## [Exercise objective]
Starting with the first line of the listing, quote each line exactly until and including the one with "(dw) at (955,277)", leaving pictures out.

## [Information provided]
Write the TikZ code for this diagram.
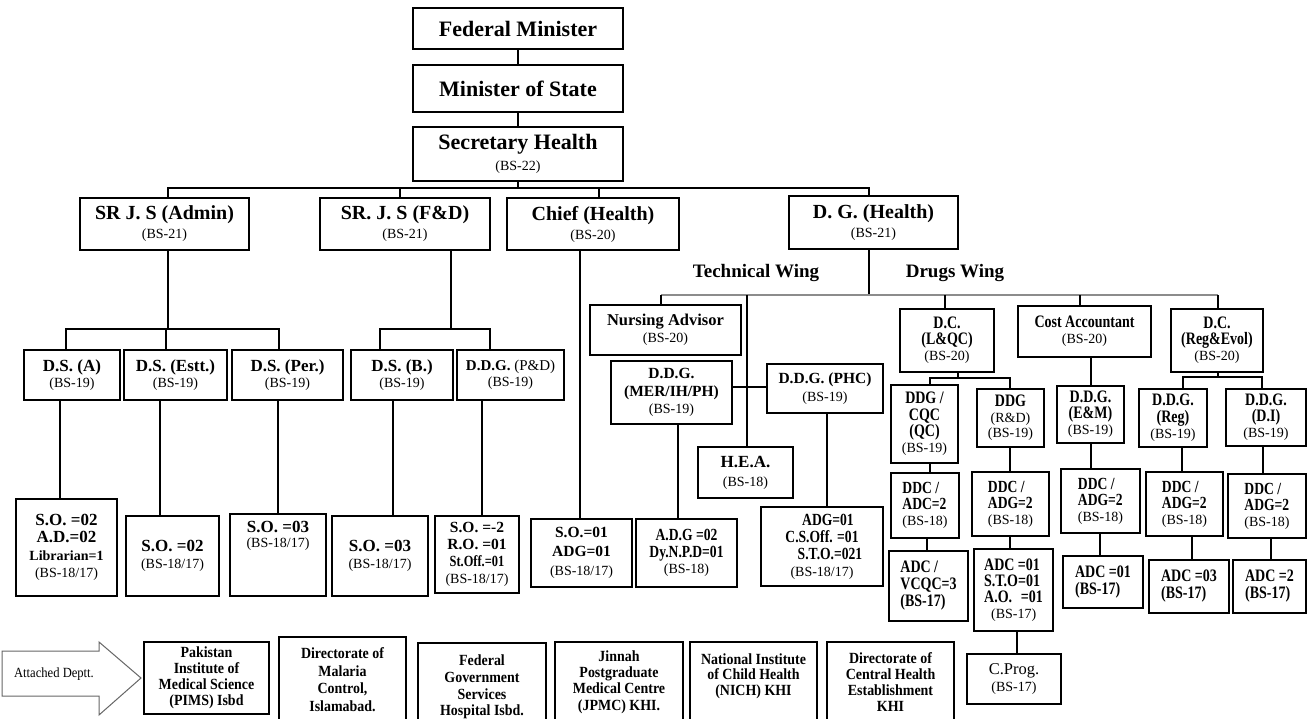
\documentclass[tikz,border=0pt]{standalone}
\usepackage{fontspec}
\setmainfont{Liberation Serif}
\newfontfamily\condfam[FakeStretch=0.8]{Liberation Serif}
\newfontfamily\attfam[FakeStretch=0.9]{Liberation Serif}
% line-level font switches (keep the node's line spacing)
\newcommand\fBS{\rmfamily\mdseries\fontsize{14}{\baselineskip}\selectfont}
\newcommand\fLib{\rmfamily\bfseries\fontsize{14}{\baselineskip}\selectfont}
% box given by its corners: [style]{name}{x1}{y1}{x2}{y2}{text}
\newcommand\orgbox[7][]{\node[box,#1,minimum width={#5-#3},minimum height={#6-#4}] (#2) at ({(#3+#5)/2},{(#4+#6)/2}) {#7};}

\begin{document}
\begin{tikzpicture}[x=1pt,y=-1pt,
  box/.style={draw, line width=1.3pt, inner sep=1pt, align=center, font=\fontsize{14}{16}\selectfont},
  lft/.style={align=left},
  rb/.style 2 args={font=\rmfamily\bfseries\fontsize{#1}{#2}\selectfont},
  rr/.style 2 args={font=\rmfamily\mdseries\fontsize{#1}{#2}\selectfont},
  cb/.style 2 args={font=\condfam\bfseries\fontsize{#1}{#2}\selectfont},
  ab/.style 2 args={font=\attfam\bfseries\fontsize{#1}{#2}\selectfont},
  link/.style={line width=1.1pt},
  heavy/.style={line width=2.8pt},
  wingbus/.style={line width=1.5pt, draw=black!45},
  wing/.style={font=\rmfamily\bfseries\fontsize{19}{21}\selectfont, anchor=base, inner sep=0pt}
]
\useasboundingbox (0,0) rectangle (1311,719);
\clip (0,0) rectangle (1311,719);
\fill[white] (0,0) rectangle (1311,719);

% ---------- ministerial chain ----------
\orgbox[rb={22}{24}]{fm}{413}{8}{623}{49}{Federal Minister}
\orgbox[rb={22}{24}]{ms}{413}{65}{623}{112}{Minister of State}
\orgbox[rb={22}{21}]{sh}{413}{127}{623}{181}{Secretary Health\\ \fBS (BS-22)}

% ---------- first level ----------
\orgbox[rb={20}{19}]{adm}{80}{198}{249}{250}{SR J. S (Admin)\\ \fBS (BS-21)}
\orgbox[rb={20}{19}]{fd}{320}{198}{490}{250}{SR. J. S (F\&D)\\ \fBS (BS-21)}
\orgbox[rb={20}{19}]{ch}{507}{198}{679}{250}{Chief (Health)\\ \fBS (BS-20)}
\orgbox[rb={20}{19}]{dg}{789}{196}{958}{249}{D. G. (Health)\\ \fBS (BS-21)}

\node[wing] (tw) at (756,277) {Technical Wing};
\node[wing] (dw) at (955,277) {Drugs Wing};

% ---------- deputy secretaries ----------
\orgbox[rb={17}{16}]{dsa}{24}{350}{120}{400}{D.S. (A)\\ \fBS (BS-19)}
\orgbox[rb={17}{16}]{dse}{124}{350}{227}{400}{D.S. (Estt.)\\ \fBS (BS-19)}
\orgbox[rb={17}{16}]{dsp}{232}{350}{343}{400}{D.S. (Per.)\\ \fBS (BS-19)}
\orgbox[rb={17}{16}]{dsb}{351}{350}{453}{400}{D.S. (B.)\\ \fBS (BS-19)}
\orgbox[rb={15}{16}]{pd}{457}{350}{564}{400}{D.D.G. {\mdseries(P\&D)}\\ \fBS (BS-19)}

% ---------- section officers ----------
\orgbox[rb={17}{17.5}]{soa}{16}{499}{117}{596}{S.O. =02\\ A.D.=02\\ \fLib Librarian=1\\ \fBS (BS-18/17)}
\orgbox[rb={17}{17}]{soe}{126}{516}{219}{596}{S.O. =02\\ \fBS (BS-18/17)}
\orgbox{sop}{230}{514}{326}{596}{}
\node[rb={17}{15}, align=center, inner sep=0pt] (sopt) at (278,536) {S.O. =03\\ \fBS (BS-18/17)};
\orgbox[rb={17}{17}]{sob}{332}{516}{428}{596}{S.O. =03\\ \fBS (BS-18/17)}
\orgbox[rb={15.5}{17}]{sopd}{435}{516}{519}{593}{S.O. =-2\\ R.O. =01\\ {\condfam St.Off.=01}\\ \fBS (BS-18/17)}

% ---------- technical wing ----------
\orgbox[rb={15.5}{19}]{soc}{531}{519}{632}{587}{S.O.=01\\ ADG=01\\ \fBS (BS-18/17)}
\orgbox[rb={16.5}{17}]{na}{590}{305}{741}{355}{Nursing Advisor\\ \fBS (BS-20)}
\orgbox[rb={15.5}{17.5}]{mer}{611}{361}{732}{424}{D.D.G.\\ (MER/IH/PH)\\ \fBS (BS-19)}
\orgbox[rb={15.5}{18}]{phc}{767}{364}{883}{413}{D.D.G. (PHC)\\ \fBS (BS-19)}
\orgbox[rb={17}{19}]{hea}{698}{447}{793}{498}{H.E.A.\\ \fBS (BS-18)}
\orgbox[cb={17}{16.5}]{adg}{636}{519}{737}{587}{A.D.G =02\\ Dy.N.P.D=01\\ \fBS (BS-18)}
\orgbox[cb={17}{17}]{adgp}{761}{507}{883}{586}{\hspace*{12pt}ADG=01\\ C.S.Off. =01\hspace*{12pt}\\ \hspace*{16pt}S.T.O.=021\\ \fBS (BS-18/17)}

% ---------- drugs wing ----------
\orgbox[cb={17.5}{16}]{dcl}{900}{309}{994}{372}{D.C.\\ (L\&QC)\\ \fBS (BS-20)}
\orgbox[cb={17.5}{16}]{ca}{1018}{306}{1151}{357}{Cost Accountant\\ \fBS (BS-20)}
\orgbox[cb={17.5}{16}]{dcr}{1171}{309}{1263}{372}{D.C.\\ (Reg\&Evol)\\ \fBS (BS-20)}

\orgbox[cb={17.5}{16.3}]{cqc}{891}{385}{958}{463}{DDG /\\ CQC\\ (QC)\\ \fBS (BS-19)}
\orgbox[cb={17.5}{15.5}]{rd}{977}{389}{1044}{447}{DDG\\ \fBS (R\&D)\\ \fBS (BS-19)}
\orgbox[cb={17.5}{16}]{em}{1057}{386}{1124}{443}{D.D.G.\\ (E\&M)\\ \fBS (BS-19)}
\orgbox[cb={17.5}{16.5}]{reg}{1139}{389}{1207}{447}{D.D.G.\\ (Reg)\\ \fBS (BS-19)}
\orgbox[cb={17.5}{16}]{di}{1226}{389}{1306}{446}{D.D.G.\\ (D.I)\\ \fBS (BS-19)}

\orgbox[cb={17}{16},lft]{ddca}{891}{473}{959}{538}{DDC /\\ ADC=2\\ \fBS (BS-18)}
\orgbox[cb={17}{16},lft]{ddcb}{972}{472}{1049}{536}{DDC /\\ ADG=2\\ \fBS (BS-18)}
\orgbox[cb={17}{16},lft]{ddcc}{1061}{469}{1140}{533}{DDC /\\ ADG=2\\ \fBS (BS-18)}
\orgbox[cb={17}{16},lft]{ddcd}{1146}{472}{1223}{536}{DDC /\\ ADG=2\\ \fBS (BS-18)}
\orgbox[cb={17}{16},lft]{ddce}{1228}{474}{1306}{538}{DDC /\\ ADG=2\\ \fBS (BS-18)}

\orgbox[cb={17.5}{17},lft]{vcqc}{889}{551}{968}{621}{ADC /\\ VCQC=3\\ (BS-17)}
\orgbox[cb={17.5}{16},lft]{sto}{974}{549}{1053}{631}{ADC =01\\ S.T.O=01\\ A.O.\enspace=01\\ \fBS\enspace(BS-17)}
\orgbox[cb={17.5}{17},lft]{adca}{1063}{556}{1143}{608}{ADC =01\\ (BS-17)}
\orgbox[cb={17.5}{17},lft]{adcb}{1149}{560}{1229}{613}{ADC =03\\ (BS-17)}
\orgbox[cb={17.5}{17},lft]{adcc}{1233}{560}{1306}{613}{ADC =2\\ (BS-17)}
\orgbox[rr={16.5}{17}]{cprog}{967}{654}{1061}{704}{C.Prog.\\ \fBS (BS-17)}

% ---------- attached departments ----------
\draw[line width=1pt, draw=black!60, fill=white]
  (2,651) -- (99,651) -- (99,642) -- (141,678) -- (99,715) -- (99,696) -- (2,696) -- cycle;
\node[font=\attfam\fontsize{14}{16}\selectfont, inner sep=0pt] (att) at (54,674) {Attached Deptt.};

\orgbox[ab={15.5}{16}]{pims}{144}{642}{269}{714}{Pakistan\\ Institute of\\ Medical Science\\ (PIMS) Isbd}
\orgbox[ab={15.5}{17.5}]{mal}{279}{637}{406}{722}{Directorate of\\ Malaria\\ Control,\\ Islamabad.}
\orgbox[ab={15.5}{16.7}]{fgsh}{418}{643}{546}{731}{Federal\\ Government\\ Services\\ Hospital Isbd.}
\orgbox[ab={15.5}{16.3}]{jpmc}{555}{642}{683}{722}{Jinnah\\ Postgraduate\\ Medical Centre\\ (JPMC) KHI.}
\orgbox[ab={15.5}{15.5}]{nich}{690}{642}{817}{722}{National Institute\\ of Child Health\\ (NICH) KHI\\ \mbox{}}
\orgbox[ab={15.5}{16.3}]{cent}{827}{642}{954}{722}{Directorate of\\ Central Health\\ Establishment\\ KHI}

% ---------- connectors ----------
\draw[link] (fm.south) -- (ms.north);
\draw[link] (ms.south) -- (sh.north);
\coordinate (b0) at (518,188);
\draw[link] (sh.south) -- (b0);
\draw[link] (adm.north -| 168,0) |- (b0) -| (dg.north -| 869,0);
\draw[link] (fd.north -| 400,0) -- (b0 -| 400,0);
\draw[link] (ch.north -| 599,0) -- (b0 -| 599,0);

\coordinate (ba) at (168,329);
\draw[link] (adm.south -| ba) -- (ba);
\draw[link] (dsa.north -| 66,0) |- (ba) -| (dsp.north -| 279,0);
\draw[link] (dse.north -| 166,0) -- (ba -| 166,0);

\coordinate (bf) at (451,329);
\draw[link] (fd.south -| bf) -- (bf);
\draw[link] (dsb.north -| 380,0) |- (bf) -| (pd.north -| 490,0);

\draw[link] (dsa.south -| 60,0) -- (soa.north -| 60,0);
\draw[link] (dse.south -| 160,0) -- (soe.north -| 160,0);
\draw[link] (dsp.south -| 278,0) -- (sop.north -| 278,0);
\draw[link] (dsb.south -| 393,0) -- (sob.north -| 393,0);
\draw[link] (pd.south -| 482,0) -- (sopd.north -| 482,0);

\draw[heavy] (ch.south -| 580,0) -- (soc.north -| 580,0);

\coordinate (bd) at (869,295);
\draw[link] (dg.south -| bd) -- (bd);
\draw[wingbus] (bd -| 661,0) -- (bd -| 1218,0);
\draw[link] (na.north -| 661,0) -- (bd -| 661,0);
\draw[link] (dcl.north -| 945,0) -- (bd -| 945,0);
\draw[link] (ca.north -| 1080,0) -- (bd -| 1080,0);
\draw[link] (dcr.north -| 1218,0) -- (bd -| 1218,0);

\coordinate (jm) at (747,387);
\draw[link] (bd -| jm) -- (jm);
\draw[heavy] (jm) -- (hea.north -| jm);
\draw[link] (mer.east |- jm) -- (phc.west |- jm);
\draw[link] (mer.south -| 678,0) -- (adg.north -| 678,0);
\draw[link] (phc.south -| 827,0) -- (adgp.north -| 827,0);

\coordinate (jl) at (958,378);
\draw[link] (dcl.south -| jl) -- (jl);
\draw[link] (cqc.north -| 930,0) |- (jl) -| (rd.north -| 1010,0);
\draw[link] (cqc.south -| 930,0) -- (ddca.north -| 930,0);
\draw[link] (ddca.south -| 927,0) -- (vcqc.north -| 927,0);
\draw[link] (rd.south -| 1010,0) -- (ddcb.north -| 1010,0);
\draw[link] (ddcb.south -| 1010,0) -- (sto.north -| 1010,0);
\draw[link] (sto.south -| 1017,0) -- (cprog.north -| 1017,0);

\draw[link] (ca.south -| 1091,0) -- (em.north -| 1091,0);
\draw[link] (em.south -| 1091,0) -- (ddcc.north -| 1091,0);
\draw[link] (ddcc.south -| 1100,0) -- (adca.north -| 1100,0);

\coordinate (jr) at (1218,377);
\draw[link] (dcr.south -| jr) -- (jr);
\draw[link] (reg.north -| 1183,0) |- (jr) -| (di.north -| 1262,0);
\draw[link] (reg.south -| 1182,0) -- (ddcd.north -| 1182,0);
\draw[link] (ddcd.south -| 1192,0) -- (adcb.north -| 1192,0);
\draw[link] (di.south -| 1263,0) -- (ddce.north -| 1263,0);
\draw[link] (ddce.south -| 1271,0) -- (adcc.north -| 1271,0);
\end{tikzpicture}
\end{document}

## [Solution for this problem]
Write the TikZ code for this diagram.
\documentclass[tikz,border=0pt]{standalone}
\usepackage{fontspec}
\setmainfont{Liberation Serif}
\newfontfamily\condfam[FakeStretch=0.8]{Liberation Serif}
\newfontfamily\attfam[FakeStretch=0.9]{Liberation Serif}
% line-level font switches (keep the node's line spacing)
\newcommand\fBS{\rmfamily\mdseries\fontsize{14}{\baselineskip}\selectfont}
\newcommand\fLib{\rmfamily\bfseries\fontsize{14}{\baselineskip}\selectfont}
% box given by its corners: [style]{name}{x1}{y1}{x2}{y2}{text}
\newcommand\orgbox[7][]{\node[box,#1,minimum width={#5-#3},minimum height={#6-#4}] (#2) at ({(#3+#5)/2},{(#4+#6)/2}) {#7};}

\begin{document}
\begin{tikzpicture}[x=1pt,y=-1pt,
  box/.style={draw, line width=1.3pt, inner sep=1pt, align=center, font=\fontsize{14}{16}\selectfont},
  lft/.style={align=left},
  rb/.style 2 args={font=\rmfamily\bfseries\fontsize{#1}{#2}\selectfont},
  rr/.style 2 args={font=\rmfamily\mdseries\fontsize{#1}{#2}\selectfont},
  cb/.style 2 args={font=\condfam\bfseries\fontsize{#1}{#2}\selectfont},
  ab/.style 2 args={font=\attfam\bfseries\fontsize{#1}{#2}\selectfont},
  link/.style={line width=1.1pt},
  heavy/.style={line width=2.8pt},
  wingbus/.style={line width=1.5pt, draw=black!45},
  wing/.style={font=\rmfamily\bfseries\fontsize{19}{21}\selectfont, anchor=base, inner sep=0pt}
]
\useasboundingbox (0,0) rectangle (1311,719);
\clip (0,0) rectangle (1311,719);
\fill[white] (0,0) rectangle (1311,719);

% ---------- ministerial chain ----------
\orgbox[rb={22}{24}]{fm}{413}{8}{623}{49}{Federal Minister}
\orgbox[rb={22}{24}]{ms}{413}{65}{623}{112}{Minister of State}
\orgbox[rb={22}{21}]{sh}{413}{127}{623}{181}{Secretary Health\\ \fBS (BS-22)}

% ---------- first level ----------
\orgbox[rb={20}{19}]{adm}{80}{198}{249}{250}{SR J. S (Admin)\\ \fBS (BS-21)}
\orgbox[rb={20}{19}]{fd}{320}{198}{490}{250}{SR. J. S (F\&D)\\ \fBS (BS-21)}
\orgbox[rb={20}{19}]{ch}{507}{198}{679}{250}{Chief (Health)\\ \fBS (BS-20)}
\orgbox[rb={20}{19}]{dg}{789}{196}{958}{249}{D. G. (Health)\\ \fBS (BS-21)}

\node[wing] (tw) at (756,277) {Technical Wing};
\node[wing] (dw) at (955,277) {Drugs Wing};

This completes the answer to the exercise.